The IMF said in a stark tone that the European policymakers need to deepen the financial ties with some urgency to restore confidence in the financial system. IMF wrote in its Global Financial Stability Report today, that European banks need to sell about $4.5 trillion in assets to contain the financial crisis. This amount is 18 percent higher than IMF’s April estimate of $3.8 trillion.
Since April, the policymakers have been delaying the decisions to stem the financial crisis has increased funding pressures. Though ECB has launched the unlimited three year loan program, its effect is fading. IMF said that if fiscal tightening fails, 58 EU banks, including Deutsche Bank AG (ETR:DBK) (FRA:DBK) (NYSE:DB) and UniCredit SpA (BIT:UCG) (BIT:UCGR) have to shrink their assets. That will hamper the growth in PIIGS countries by approximately 4 percentage points.
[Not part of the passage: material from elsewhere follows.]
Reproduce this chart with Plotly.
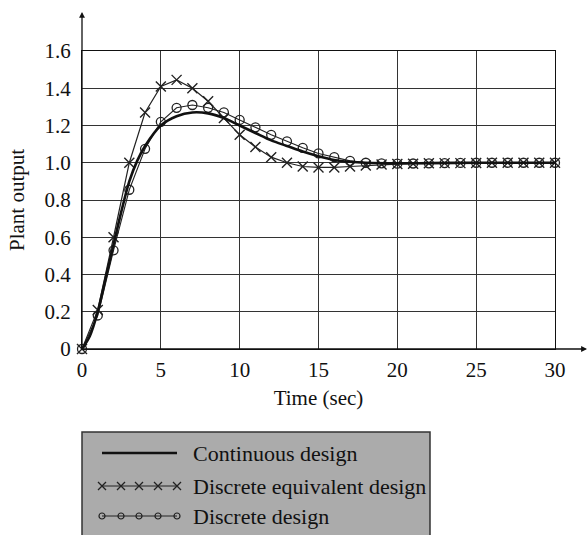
import plotly.graph_objects as go

# ---------------- data ----------------
time_cont = [0, 0.5, 1, 1.5, 2, 2.5, 3, 3.5, 4, 5, 6, 7, 8, 9, 10, 11, 12,
             13, 14, 15, 16, 17, 18, 20, 22, 25, 30]
plant_cont = [0, 0.07, 0.2, 0.38, 0.56, 0.74, 0.9, 1.01, 1.09, 1.2, 1.25,
              1.27, 1.265, 1.24, 1.2, 1.16, 1.12, 1.09, 1.06, 1.035, 1.015,
              1.005, 1.0, 0.997, 0.998, 1.0, 1.0]

time_disc = list(range(0, 31))
plant_equiv = [0, 0.21, 0.60, 1.0, 1.27, 1.41, 1.445, 1.40, 1.33, 1.24, 1.15,
               1.085, 1.03, 1.0, 0.98, 0.975, 0.975, 0.98, 0.985, 0.99, 0.993,
               0.995, 0.997, 0.998, 0.998, 0.999, 1.0, 1.0, 1.0, 1.0, 1.0]
plant_disc = [0, 0.18, 0.53, 0.855, 1.075, 1.22, 1.295, 1.31, 1.295, 1.27,
              1.23, 1.19, 1.15, 1.115, 1.08, 1.05, 1.03, 1.01, 1.0, 0.997,
              0.995, 0.996, 0.997, 0.998, 0.999, 1.0, 1.0, 1.0, 1.0, 1.0, 1.0]

x_ticks = [0, 5, 10, 15, 20, 25, 30]
y_ticks = [0, 0.2, 0.4, 0.6, 0.8, 1.0, 1.2, 1.4, 1.6]
y_tick_text = ["0", "0.2", "0.4", "0.6", "0.8", "1.0", "1.2", "1.4", "1.6"]

legend_names = ["Continuous design", "Discrete equivalent design", "Discrete design"]

# ---------------- styling ----------------
W, H = 588, 535
FONT = "Liberation Serif"
INK = "#111111"
GRID = "#333333"
TICK_SIZE = 21
LEG_SIZE = 22

# plot area in pixels
PL, PR, PT, PB = 82, 555, 51, 349

fig = go.Figure()

fig.add_trace(go.Scatter(
    x=time_disc, y=plant_equiv, mode="lines+markers", name=legend_names[1],
    line=dict(color="#222", width=1.2),
    marker=dict(symbol="x-thin-open", size=10, line=dict(color="#222", width=1.4)),
    xaxis="x", yaxis="y", showlegend=False, cliponaxis=False))
fig.add_trace(go.Scatter(
    x=time_disc, y=plant_disc, mode="lines+markers", name=legend_names[2],
    line=dict(color="#222", width=1.1),
    marker=dict(symbol="circle-open", size=9, color="#222",
                line=dict(color="#222", width=1.3)),
    xaxis="x", yaxis="y", showlegend=False, cliponaxis=False))
fig.add_trace(go.Scatter(
    x=time_cont, y=plant_cont, mode="lines", name=legend_names[0],
    line=dict(color=INK, width=2.6, shape="spline", smoothing=0.8),
    xaxis="x", yaxis="y", showlegend=False))

# ---------------- custom legend (pixel overlay axes) ----------------
leg_x = [102, 121, 139, 158, 177]
leg_rows = [453, 486, 516]
text_x = 191

fig.add_shape(type="rect", xref="x2", yref="y2", x0=82, x1=430, y0=432, y1=545,
              fillcolor="#ababab", line=dict(color="#333", width=1.5), layer="below")

fig.add_trace(go.Scatter(x=[leg_x[0], leg_x[-1]], y=[leg_rows[0]] * 2, mode="lines",
                         line=dict(color=INK, width=2.4), xaxis="x2", yaxis="y2",
                         showlegend=False, hoverinfo="skip"))
fig.add_trace(go.Scatter(x=leg_x, y=[leg_rows[1]] * 5, mode="lines+markers",
                         line=dict(color="#222", width=1),
                         marker=dict(symbol="x-thin-open", size=8,
                                     line=dict(color="#222", width=1.3)),
                         xaxis="x2", yaxis="y2", showlegend=False, hoverinfo="skip"))
fig.add_trace(go.Scatter(x=leg_x, y=[leg_rows[2]] * 5, mode="lines+markers",
                         line=dict(color="#222", width=1),
                         marker=dict(symbol="circle-open", size=6, color="#222",
                                     line=dict(color="#222", width=1.2)),
                         xaxis="x2", yaxis="y2", showlegend=False, hoverinfo="skip"))
for name, ry in zip(legend_names, leg_rows):
    fig.add_annotation(x=text_x, y=ry, xref="x2", yref="y2", text=name,
                       showarrow=False, xanchor="left", yanchor="middle",
                       font=dict(family=FONT, size=LEG_SIZE, color=INK))

# axis arrows
fig.add_annotation(x=PL, y=12, xref="x2", yref="y2", ax=PL, ay=PB, axref="x2", ayref="y2",
                   text="", showarrow=True, arrowhead=2, arrowsize=0.9, arrowwidth=1.3,
                   arrowcolor=INK)
fig.add_annotation(x=587, y=PB, xref="x2", yref="y2", ax=PL, ay=PB, axref="x2", ayref="y2",
                   text="", showarrow=True, arrowhead=2, arrowsize=0.9, arrowwidth=1.3,
                   arrowcolor=INK)

fig.update_layout(
    width=W, height=H,
    margin=dict(l=0, r=0, t=0, b=0),
    paper_bgcolor="white", plot_bgcolor="rgba(0,0,0,0)",
    font=dict(family=FONT, size=TICK_SIZE, color=INK),
    xaxis=dict(domain=[PL / W, PR / W], range=[0, 30], tickvals=x_ticks,
               showgrid=True, gridcolor=GRID, gridwidth=1.3, zeroline=False,
               showline=True, linecolor=INK, linewidth=1.3, mirror=True,
               ticks="outside", ticklen=2, tickcolor="rgba(0,0,0,0)",
               tickfont=dict(family=FONT, size=TICK_SIZE, color=INK),
               title=dict(text="Time (sec)", standoff=8,
                          font=dict(family=FONT, size=TICK_SIZE, color=INK)),
               automargin=False, anchor="y", fixedrange=True),
    yaxis=dict(domain=[(H - PB) / H, (H - PT) / H], range=[0, 1.6],
               tickvals=y_ticks, ticktext=y_tick_text,
               showgrid=True, gridcolor=GRID, gridwidth=1.3, zeroline=False,
               showline=True, linecolor=INK, linewidth=1.3, mirror=True,
               ticks="outside", ticklen=6, tickcolor="rgba(0,0,0,0)",
               tickfont=dict(family=FONT, size=TICK_SIZE, color=INK),
               title=dict(text="Plant output", standoff=14,
                          font=dict(family=FONT, size=TICK_SIZE, color=INK)),
               automargin=False, anchor="x", fixedrange=True),
    xaxis2=dict(domain=[0, 1], range=[0, W], visible=False, anchor="y2",
                fixedrange=True),
    yaxis2=dict(domain=[0, 1], range=[H, 0], visible=False, anchor="x2",
                fixedrange=True),
)

fig.write_html("out.html", config={"displayModeBar": False},
               post_script="document.body.style.margin='0';")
IMF managing director Christine Lagarde said that the fund need not lend money to Spain to rescue the troubled country. Though bond yields have declined after ECB’s plan to purchase unlimited bonds from the debt-laden countries, ECB awaits a bailout request from Spain, before bringing the program into action. But Spain may not be able to meet the budget target set by ECB.
During a press conference in Tokyo, Jose Vinals, IMF director of monetary and capital markets, said that ECB’s bond purchase program should be perceived in the market as real and not “virtual”, and it should be accompanied with credible conditionality. In July, Mario Draghi had pledged to do whatever it takes to keep the European Union alive.
IMF is currently monitoring a 100 billion-euro bailout of Spanish banks. The fund is also co-financing several rescue packages for Portugal, Greece, and Ireland. In the baseline scenario, where governments are required to follow up on their commitments, IMF says there will be $2.8 trillion of reduction in bank assets.
“Despite many important steps already taken by policymakers, this agenda remains critically incomplete, exposing the euro area to a downward spiral of capital flight, breakup fears, and economic decline. Unless confidence in the euro area is restored, fragmentation forces are likely to intensify bank deleveraging, restrict lending, add to the economic woes of the periphery, and spill over to the core.” the IMF said in its report on Wednesday.
IMF warned the United States and Japan, both under huge debt burden, that they also face risk to their financial stability. Though emerging markets have weathered the international shocks so far, IMF points out that many Central and Eastern European countries are vulnerable to Eurozone crisis. Asia and Latin America look more resilient, but they are also showing signs of slowdown.
Asian stocks declined for the straight third day today, and the MSCI Asia Pacific Index is down 0.9 percent. Ironically, ECB head Mario Draghi blames the Asian slowdown for the weak European growth.